Human rights expert: FIFA's Infantino and Trump made for each other
"Infantino behaves like a sun king at FIFA. And nobody does anything against it. You can only watch it with amazement," Schenk told the t-online portal in an interview published on the eve of Saturday's start of the FIFA Club World Cup in the US.
Schenk is a former member of FIFA's human rights advisory body and chairs Transparency International's working group on sports.
She said that Infantino and Trump were made for each other concerning their claims to power.
""These are two men who always push themselves to the fore. To describe them as extroverted is an understatement," she said.

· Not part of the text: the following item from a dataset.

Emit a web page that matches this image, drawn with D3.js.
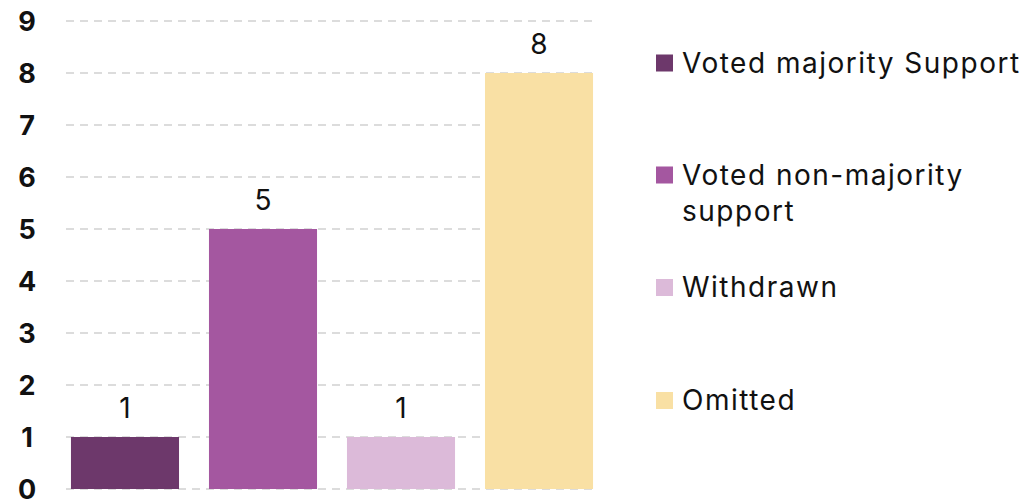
<!DOCTYPE html>
<html><head><meta charset="utf-8">
<script src="https://cdn.jsdelivr.net/npm/d3@7"></script>
<style>body{margin:0;background:#fff}svg{display:block}text{font-family:Inter,"Noto Sans",sans-serif}</style>
</head><body>
<script>
const categories = ["Voted majority Support","Voted non-majority support","Withdrawn","Omitted"];
const values = [1,5,1,8];
const colors = ["#6d386b","#a457a0","#dcbad9","#f9e0a4"];
const yTicks = [0,1,2,3,4,5,6,7,8,9];
const legendLines = [["Voted majority Support"],["Voted non-majority","support"],["Withdrawn"],["Omitted"]];

const W=1028,H=501;
const svg=d3.select("body").append("svg").attr("width",W).attr("height",H);
const x=d3.scaleBand().domain(categories).range([66,598]).paddingInner(0.217).paddingOuter(0.036);
const y=d3.scaleLinear().domain([0,9]).range([489,21]);

const grid=svg.append("g");
grid.selectAll("line").data(yTicks).join("line")
 .attr("x1",66).attr("x2",598).attr("y1",d=>y(d)).attr("y2",d=>y(d))
 .attr("stroke","#dcdcdc").attr("stroke-width",2).attr("stroke-dasharray","8,6");

const yAxis=d3.axisLeft(y).tickValues(yTicks).tickSize(0).tickPadding(0);
const ga=svg.append("g").attr("transform","translate(27,0)").call(yAxis);
ga.select(".domain").remove();
ga.selectAll("text").attr("text-anchor","middle").attr("x",0).attr("dy","0.35em")
 .attr("font-size",27).attr("font-weight",700).attr("fill","#111").style("font-family","Inter,sans-serif");

svg.append("g").selectAll("rect").data(values).join("rect")
 .attr("x",(d,i)=>x(categories[i])).attr("width",x.bandwidth())
 .attr("y",d=>y(d)).attr("height",d=>y(0)-y(d)).attr("fill",(d,i)=>colors[i]);

svg.append("g").selectAll("text").data(values).join("text")
 .attr("x",(d,i)=>x(categories[i])+x.bandwidth()/2).attr("y",d=>y(d)-19)
 .attr("text-anchor","middle").attr("font-size",28).attr("fill","#111").text(d=>d);

const legY=[63,175,287.5,400.5];
const lg=svg.append("g");
legendLines.forEach((lines,i)=>{
  lg.append("rect").attr("x",656).attr("y",legY[i]-8.5).attr("width",17).attr("height",17).attr("fill",colors[i]);
  const t=lg.append("text").attr("x",682).attr("y",legY[i]).attr("dy","0.35em").attr("font-size",28).attr("letter-spacing",1.5).attr("fill","#111");
  lines.forEach((l,j)=>t.append("tspan").attr("x",682).attr("dy",j===0?"0.35em":"1.3em").text(l));
});
</script>
</body></html>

Schenk said that Trump is using the month-long Club World Cup starting on Saturday and next year's World Cup, which the US hosts together with Canada and Mexico, for his own interests.

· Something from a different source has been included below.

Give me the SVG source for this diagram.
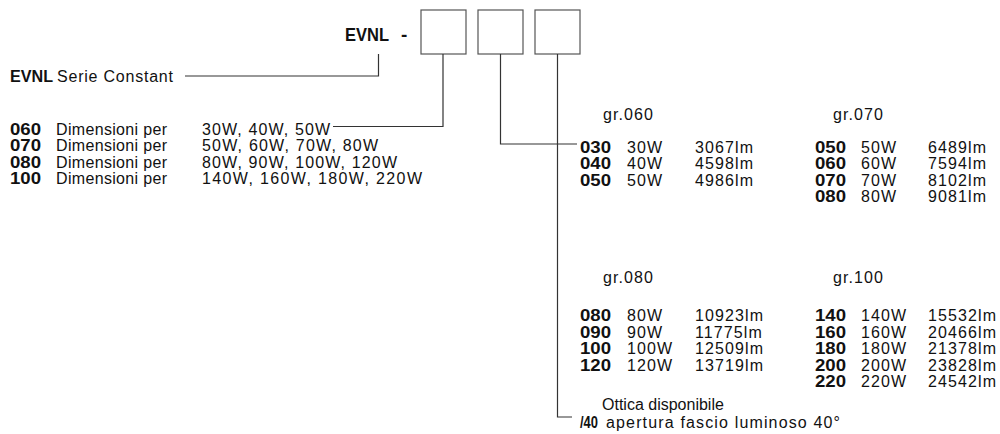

"Trump knows how to utilise sport for populist purposes. That helps him in certain voter and demographic groups. As his poll ratings are currently plummeting, he perhaps needs this even more urgently," she said.
Schenk said that Trump exaggerates FIFA and "flatters Infantino's ego."
Infantino was an invited guest at Trump's inauguration and last month accompanied him on a trip to the Middle East, which controversially made him arrive late for the FIFA Congress in Paraguay.
Schenk said that Infantino leads FIFA in a way not even his predecessor Joseph Blatter would have done but said that "he only gets this power because everyone is giving it to him and nobody is opposing it."
Schenk also said that Infantino's closeness with Trump would not change the political situation in the US, such as Human Rights Watch calling on Infantino to put pressure on Trump.
"So far it has been the other way around: the US has been instrumentalised to put pressure on football and Infantino to change things in other countries," Schenk said.
"But I'm of the opinion: please sort things out in your own country first and don't ask FIFA to change the American president now, nobody else can do that either."